## TASK INSTRUCTIONS
Print out the material that follows word for word.

^^^^

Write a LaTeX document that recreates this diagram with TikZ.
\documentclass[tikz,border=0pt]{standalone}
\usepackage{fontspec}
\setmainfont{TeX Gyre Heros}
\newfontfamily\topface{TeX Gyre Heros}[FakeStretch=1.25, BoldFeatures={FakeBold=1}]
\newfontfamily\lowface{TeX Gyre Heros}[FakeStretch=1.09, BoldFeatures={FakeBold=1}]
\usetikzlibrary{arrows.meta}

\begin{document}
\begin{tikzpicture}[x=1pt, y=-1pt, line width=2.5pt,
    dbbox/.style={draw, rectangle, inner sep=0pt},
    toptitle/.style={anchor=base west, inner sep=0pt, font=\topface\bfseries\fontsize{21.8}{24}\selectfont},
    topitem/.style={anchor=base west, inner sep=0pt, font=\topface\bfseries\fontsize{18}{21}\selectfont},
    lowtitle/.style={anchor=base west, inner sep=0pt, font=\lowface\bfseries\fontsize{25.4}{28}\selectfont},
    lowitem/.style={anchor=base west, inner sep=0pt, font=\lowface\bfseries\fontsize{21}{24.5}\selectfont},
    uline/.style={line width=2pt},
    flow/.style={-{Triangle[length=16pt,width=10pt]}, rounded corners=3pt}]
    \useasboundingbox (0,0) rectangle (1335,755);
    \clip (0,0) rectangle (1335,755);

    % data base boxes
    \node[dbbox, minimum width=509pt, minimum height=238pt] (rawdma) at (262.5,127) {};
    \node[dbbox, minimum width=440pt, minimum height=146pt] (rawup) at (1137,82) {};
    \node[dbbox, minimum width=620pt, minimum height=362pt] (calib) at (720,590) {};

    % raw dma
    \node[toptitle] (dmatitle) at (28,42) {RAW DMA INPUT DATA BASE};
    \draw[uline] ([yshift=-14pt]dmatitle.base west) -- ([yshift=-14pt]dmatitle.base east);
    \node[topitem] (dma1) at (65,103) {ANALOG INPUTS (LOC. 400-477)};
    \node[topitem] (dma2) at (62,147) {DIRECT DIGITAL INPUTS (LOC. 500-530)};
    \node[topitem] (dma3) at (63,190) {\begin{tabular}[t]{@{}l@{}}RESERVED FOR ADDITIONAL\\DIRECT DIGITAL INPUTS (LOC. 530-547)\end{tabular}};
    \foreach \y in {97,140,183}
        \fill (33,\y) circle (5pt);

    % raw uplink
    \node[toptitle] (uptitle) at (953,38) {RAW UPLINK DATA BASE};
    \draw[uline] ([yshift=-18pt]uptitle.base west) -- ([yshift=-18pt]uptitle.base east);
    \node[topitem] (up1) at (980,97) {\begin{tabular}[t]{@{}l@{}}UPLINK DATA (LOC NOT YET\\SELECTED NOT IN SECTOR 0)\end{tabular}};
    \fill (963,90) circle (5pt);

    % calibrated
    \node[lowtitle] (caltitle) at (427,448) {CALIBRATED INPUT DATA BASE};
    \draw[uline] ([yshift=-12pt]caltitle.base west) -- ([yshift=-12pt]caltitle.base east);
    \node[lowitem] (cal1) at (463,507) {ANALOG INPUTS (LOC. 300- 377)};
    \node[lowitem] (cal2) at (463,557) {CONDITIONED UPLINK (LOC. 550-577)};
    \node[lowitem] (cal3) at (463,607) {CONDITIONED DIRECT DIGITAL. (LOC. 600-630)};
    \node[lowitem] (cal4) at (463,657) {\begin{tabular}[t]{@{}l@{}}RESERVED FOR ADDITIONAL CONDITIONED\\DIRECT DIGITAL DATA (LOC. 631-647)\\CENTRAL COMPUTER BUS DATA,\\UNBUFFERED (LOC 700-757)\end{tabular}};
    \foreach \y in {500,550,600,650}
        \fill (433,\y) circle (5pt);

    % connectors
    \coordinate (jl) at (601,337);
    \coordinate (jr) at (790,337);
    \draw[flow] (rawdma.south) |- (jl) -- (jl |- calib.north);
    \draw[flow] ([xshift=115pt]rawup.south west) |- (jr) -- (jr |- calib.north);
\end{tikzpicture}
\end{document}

^^^^

## EXERCISE SOLUTION
Write a LaTeX document that recreates this diagram with TikZ.
\documentclass[tikz,border=0pt]{standalone}
\usepackage{fontspec}
\setmainfont{TeX Gyre Heros}
\newfontfamily\topface{TeX Gyre Heros}[FakeStretch=1.25, BoldFeatures={FakeBold=1}]
\newfontfamily\lowface{TeX Gyre Heros}[FakeStretch=1.09, BoldFeatures={FakeBold=1}]
\usetikzlibrary{arrows.meta}

\begin{document}
\begin{tikzpicture}[x=1pt, y=-1pt, line width=2.5pt,
    dbbox/.style={draw, rectangle, inner sep=0pt},
    toptitle/.style={anchor=base west, inner sep=0pt, font=\topface\bfseries\fontsize{21.8}{24}\selectfont},
    topitem/.style={anchor=base west, inner sep=0pt, font=\topface\bfseries\fontsize{18}{21}\selectfont},
    lowtitle/.style={anchor=base west, inner sep=0pt, font=\lowface\bfseries\fontsize{25.4}{28}\selectfont},
    lowitem/.style={anchor=base west, inner sep=0pt, font=\lowface\bfseries\fontsize{21}{24.5}\selectfont},
    uline/.style={line width=2pt},
    flow/.style={-{Triangle[length=16pt,width=10pt]}, rounded corners=3pt}]
    \useasboundingbox (0,0) rectangle (1335,755);
    \clip (0,0) rectangle (1335,755);

    % data base boxes
    \node[dbbox, minimum width=509pt, minimum height=238pt] (rawdma) at (262.5,127) {};
    \node[dbbox, minimum width=440pt, minimum height=146pt] (rawup) at (1137,82) {};
    \node[dbbox, minimum width=620pt, minimum height=362pt] (calib) at (720,590) {};

    % raw dma
    \node[toptitle] (dmatitle) at (28,42) {RAW DMA INPUT DATA BASE};
    \draw[uline] ([yshift=-14pt]dmatitle.base west) -- ([yshift=-14pt]dmatitle.base east);
    \node[topitem] (dma1) at (65,103) {ANALOG INPUTS (LOC. 400-477)};
    \node[topitem] (dma2) at (62,147) {DIRECT DIGITAL INPUTS (LOC. 500-530)};
    \node[topitem] (dma3) at (63,190) {\begin{tabular}[t]{@{}l@{}}RESERVED FOR ADDITIONAL\\DIRECT DIGITAL INPUTS (LOC. 530-547)\end{tabular}};
    \foreach \y in {97,140,183}
        \fill (33,\y) circle (5pt);

    % raw uplink
    \node[toptitle] (uptitle) at (953,38) {RAW UPLINK DATA BASE};
    \draw[uline] ([yshift=-18pt]uptitle.base west) -- ([yshift=-18pt]uptitle.base east);
    \node[topitem] (up1) at (980,97) {\begin{tabular}[t]{@{}l@{}}UPLINK DATA (LOC NOT YET\\SELECTED NOT IN SECTOR 0)\end{tabular}};
    \fill (963,90) circle (5pt);

    % calibrated
    \node[lowtitle] (caltitle) at (427,448) {CALIBRATED INPUT DATA BASE};
    \draw[uline] ([yshift=-12pt]caltitle.base west) -- ([yshift=-12pt]caltitle.base east);
    \node[lowitem] (cal1) at (463,507) {ANALOG INPUTS (LOC. 300- 377)};
    \node[lowitem] (cal2) at (463,557) {CONDITIONED UPLINK (LOC. 550-577)};
    \node[lowitem] (cal3) at (463,607) {CONDITIONED DIRECT DIGITAL. (LOC. 600-630)};
    \node[lowitem] (cal4) at (463,657) {\begin{tabular}[t]{@{}l@{}}RESERVED FOR ADDITIONAL CONDITIONED\\DIRECT DIGITAL DATA (LOC. 631-647)\\CENTRAL COMPUTER BUS DATA,\\UNBUFFERED (LOC 700-757)\end{tabular}};
    \foreach \y in {500,550,600,650}
        \fill (433,\y) circle (5pt);

    % connectors
    \coordinate (jl) at (601,337);
    \coordinate (jr) at (790,337);
    \draw[flow] (rawdma.south) |- (jl) -- (jl |- calib.north);
    \draw[flow] ([xshift=115pt]rawup.south west) |- (jr) -- (jr |- calib.north);
\end{tikzpicture}
\end{document}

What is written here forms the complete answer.